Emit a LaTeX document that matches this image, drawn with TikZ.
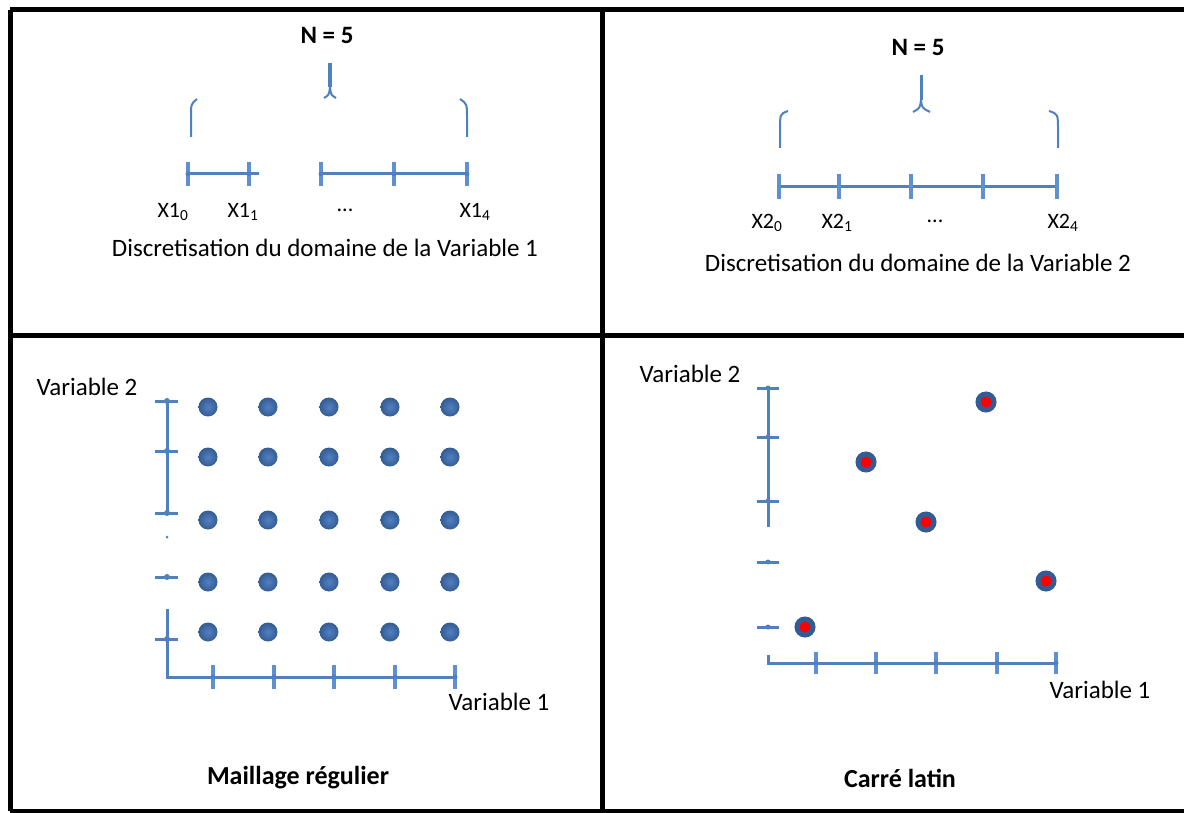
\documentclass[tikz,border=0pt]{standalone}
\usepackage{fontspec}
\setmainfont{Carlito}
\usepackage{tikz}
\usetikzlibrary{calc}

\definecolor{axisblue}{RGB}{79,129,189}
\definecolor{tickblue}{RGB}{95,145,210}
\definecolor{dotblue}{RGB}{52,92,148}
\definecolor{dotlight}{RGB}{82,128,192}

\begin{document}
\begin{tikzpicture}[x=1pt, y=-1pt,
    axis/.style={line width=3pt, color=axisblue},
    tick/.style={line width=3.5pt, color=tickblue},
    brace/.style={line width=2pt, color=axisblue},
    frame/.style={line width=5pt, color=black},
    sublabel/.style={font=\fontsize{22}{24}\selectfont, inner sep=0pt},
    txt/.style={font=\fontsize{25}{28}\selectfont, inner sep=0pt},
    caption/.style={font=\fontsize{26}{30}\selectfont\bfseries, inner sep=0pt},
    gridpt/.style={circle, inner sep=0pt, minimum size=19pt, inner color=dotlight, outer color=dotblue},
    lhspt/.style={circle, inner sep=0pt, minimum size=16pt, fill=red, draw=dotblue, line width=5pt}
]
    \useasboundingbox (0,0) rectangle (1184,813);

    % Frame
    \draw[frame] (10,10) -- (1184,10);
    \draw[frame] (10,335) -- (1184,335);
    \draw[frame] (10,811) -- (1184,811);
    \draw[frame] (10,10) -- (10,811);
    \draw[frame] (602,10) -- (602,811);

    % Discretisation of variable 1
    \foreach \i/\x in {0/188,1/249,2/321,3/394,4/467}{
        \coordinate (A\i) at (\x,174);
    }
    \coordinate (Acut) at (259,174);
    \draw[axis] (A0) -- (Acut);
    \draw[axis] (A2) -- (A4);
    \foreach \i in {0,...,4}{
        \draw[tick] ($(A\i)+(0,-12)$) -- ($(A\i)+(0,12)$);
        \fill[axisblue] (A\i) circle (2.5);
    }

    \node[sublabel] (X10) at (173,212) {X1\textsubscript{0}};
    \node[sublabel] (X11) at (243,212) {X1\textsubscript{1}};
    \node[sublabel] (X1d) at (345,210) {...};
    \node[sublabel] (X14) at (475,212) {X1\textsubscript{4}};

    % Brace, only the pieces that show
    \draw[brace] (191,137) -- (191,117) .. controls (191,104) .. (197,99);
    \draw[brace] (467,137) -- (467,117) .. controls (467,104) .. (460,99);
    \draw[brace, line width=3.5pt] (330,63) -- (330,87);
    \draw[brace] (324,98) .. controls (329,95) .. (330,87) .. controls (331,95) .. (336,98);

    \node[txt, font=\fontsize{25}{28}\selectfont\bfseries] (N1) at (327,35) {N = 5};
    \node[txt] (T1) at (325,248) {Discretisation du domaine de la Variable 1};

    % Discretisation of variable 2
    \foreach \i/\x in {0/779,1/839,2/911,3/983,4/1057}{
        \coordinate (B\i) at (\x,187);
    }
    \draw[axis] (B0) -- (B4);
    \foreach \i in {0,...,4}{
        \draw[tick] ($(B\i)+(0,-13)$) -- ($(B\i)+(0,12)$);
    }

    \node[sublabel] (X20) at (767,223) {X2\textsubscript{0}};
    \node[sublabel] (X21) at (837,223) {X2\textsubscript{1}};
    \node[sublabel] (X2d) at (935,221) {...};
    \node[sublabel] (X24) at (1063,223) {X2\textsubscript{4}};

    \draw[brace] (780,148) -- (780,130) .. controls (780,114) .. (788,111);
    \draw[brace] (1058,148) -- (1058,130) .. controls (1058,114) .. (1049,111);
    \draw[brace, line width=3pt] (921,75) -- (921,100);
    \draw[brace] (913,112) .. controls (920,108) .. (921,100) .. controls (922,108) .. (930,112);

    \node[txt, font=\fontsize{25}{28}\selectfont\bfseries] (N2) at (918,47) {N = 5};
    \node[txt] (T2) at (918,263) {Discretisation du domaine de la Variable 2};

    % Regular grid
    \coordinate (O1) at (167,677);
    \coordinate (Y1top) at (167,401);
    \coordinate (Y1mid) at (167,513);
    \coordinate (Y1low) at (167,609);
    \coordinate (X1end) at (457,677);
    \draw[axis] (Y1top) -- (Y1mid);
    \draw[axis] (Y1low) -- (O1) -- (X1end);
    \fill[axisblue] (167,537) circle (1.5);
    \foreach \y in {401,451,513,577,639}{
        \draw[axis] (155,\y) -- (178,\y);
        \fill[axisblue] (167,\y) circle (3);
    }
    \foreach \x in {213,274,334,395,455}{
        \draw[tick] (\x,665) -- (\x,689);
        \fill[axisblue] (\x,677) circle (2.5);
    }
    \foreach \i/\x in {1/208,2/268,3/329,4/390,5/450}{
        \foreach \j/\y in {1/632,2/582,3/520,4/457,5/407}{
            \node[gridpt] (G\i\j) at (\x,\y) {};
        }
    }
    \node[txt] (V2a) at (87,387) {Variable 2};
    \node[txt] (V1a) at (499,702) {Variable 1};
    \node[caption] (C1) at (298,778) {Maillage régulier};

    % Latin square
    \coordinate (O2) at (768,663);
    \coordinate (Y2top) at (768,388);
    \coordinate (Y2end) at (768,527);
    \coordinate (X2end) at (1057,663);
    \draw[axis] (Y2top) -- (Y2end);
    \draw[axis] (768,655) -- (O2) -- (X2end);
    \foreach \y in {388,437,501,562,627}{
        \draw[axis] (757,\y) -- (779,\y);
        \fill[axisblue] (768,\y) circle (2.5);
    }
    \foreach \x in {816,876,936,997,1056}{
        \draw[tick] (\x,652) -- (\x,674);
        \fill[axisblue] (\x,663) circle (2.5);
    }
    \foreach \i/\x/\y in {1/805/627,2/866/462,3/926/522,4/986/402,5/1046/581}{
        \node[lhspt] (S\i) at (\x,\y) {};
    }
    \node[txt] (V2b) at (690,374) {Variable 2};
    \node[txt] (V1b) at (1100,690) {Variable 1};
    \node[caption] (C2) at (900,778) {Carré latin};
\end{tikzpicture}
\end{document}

* * *

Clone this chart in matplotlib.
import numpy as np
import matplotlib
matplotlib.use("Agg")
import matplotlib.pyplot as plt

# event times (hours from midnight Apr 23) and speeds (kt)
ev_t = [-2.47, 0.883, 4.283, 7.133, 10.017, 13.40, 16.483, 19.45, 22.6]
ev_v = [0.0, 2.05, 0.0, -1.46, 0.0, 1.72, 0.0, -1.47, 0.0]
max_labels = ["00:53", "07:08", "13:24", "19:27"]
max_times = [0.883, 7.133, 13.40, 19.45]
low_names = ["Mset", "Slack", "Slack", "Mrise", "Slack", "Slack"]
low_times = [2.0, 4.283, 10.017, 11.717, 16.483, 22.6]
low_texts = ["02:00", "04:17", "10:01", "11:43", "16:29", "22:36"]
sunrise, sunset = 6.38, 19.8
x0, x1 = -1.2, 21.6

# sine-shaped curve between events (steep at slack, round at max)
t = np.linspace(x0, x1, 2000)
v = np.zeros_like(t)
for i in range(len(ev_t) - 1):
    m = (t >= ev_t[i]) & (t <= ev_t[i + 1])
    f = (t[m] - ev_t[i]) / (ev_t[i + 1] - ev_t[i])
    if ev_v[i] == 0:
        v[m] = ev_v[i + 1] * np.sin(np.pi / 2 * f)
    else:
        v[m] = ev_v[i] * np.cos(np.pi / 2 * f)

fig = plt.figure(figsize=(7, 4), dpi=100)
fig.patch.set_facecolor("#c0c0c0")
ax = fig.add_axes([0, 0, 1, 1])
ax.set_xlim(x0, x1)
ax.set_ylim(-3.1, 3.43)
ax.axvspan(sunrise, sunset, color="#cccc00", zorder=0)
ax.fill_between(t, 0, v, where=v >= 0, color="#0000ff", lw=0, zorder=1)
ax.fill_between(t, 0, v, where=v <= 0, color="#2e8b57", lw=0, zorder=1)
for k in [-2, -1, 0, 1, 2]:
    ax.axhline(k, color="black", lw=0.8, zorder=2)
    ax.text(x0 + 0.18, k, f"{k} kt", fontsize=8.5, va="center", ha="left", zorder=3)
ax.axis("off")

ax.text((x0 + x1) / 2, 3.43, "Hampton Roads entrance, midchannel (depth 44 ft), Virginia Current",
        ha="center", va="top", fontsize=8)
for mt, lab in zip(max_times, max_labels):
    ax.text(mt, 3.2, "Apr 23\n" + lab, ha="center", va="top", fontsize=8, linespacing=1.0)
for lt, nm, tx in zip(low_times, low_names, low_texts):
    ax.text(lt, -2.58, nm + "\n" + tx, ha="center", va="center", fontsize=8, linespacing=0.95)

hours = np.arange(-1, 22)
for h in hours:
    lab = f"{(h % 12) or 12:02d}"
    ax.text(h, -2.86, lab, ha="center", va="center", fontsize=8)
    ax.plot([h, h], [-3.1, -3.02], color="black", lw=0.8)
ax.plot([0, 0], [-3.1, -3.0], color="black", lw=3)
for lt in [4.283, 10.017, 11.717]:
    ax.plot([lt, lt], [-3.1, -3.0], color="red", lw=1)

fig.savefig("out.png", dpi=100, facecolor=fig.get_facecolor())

--

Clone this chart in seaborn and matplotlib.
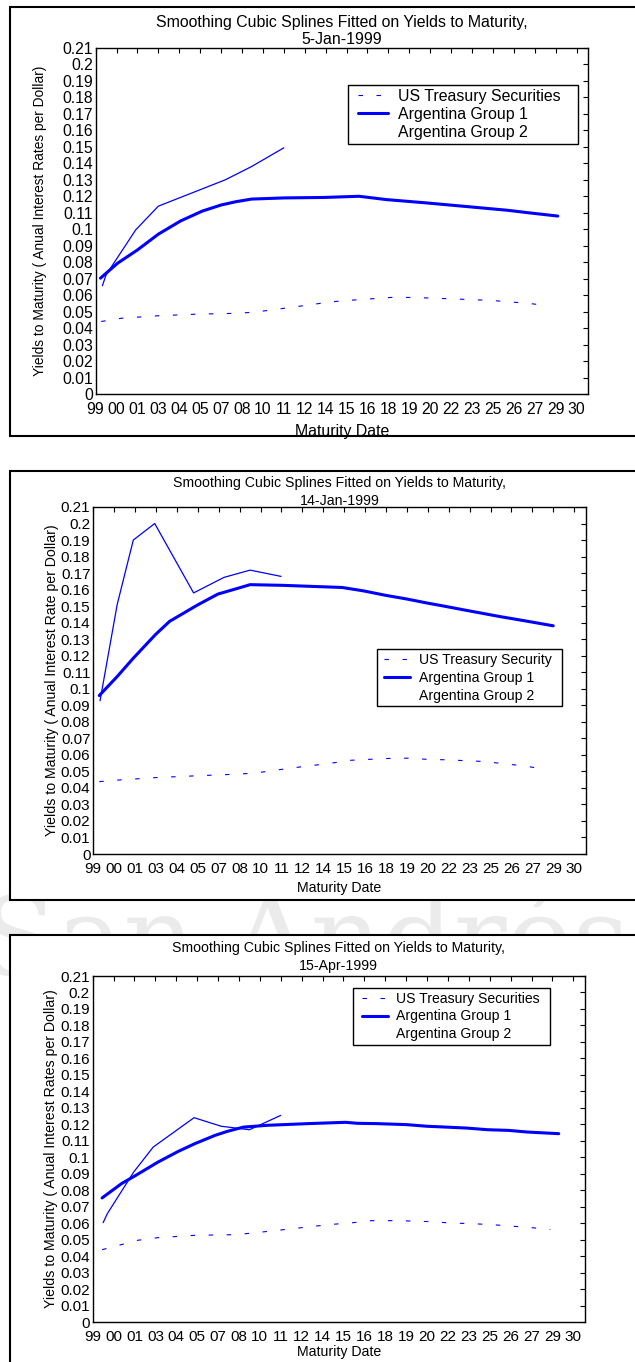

-- Your task --
Gather and copy every line of the data in which the string "this" is found.

-- Result of the task --
Emit a LaTeX document that matches this image, drawn with TikZ.
Clone this chart in matplotlib.
Clone this chart in seaborn and matplotlib.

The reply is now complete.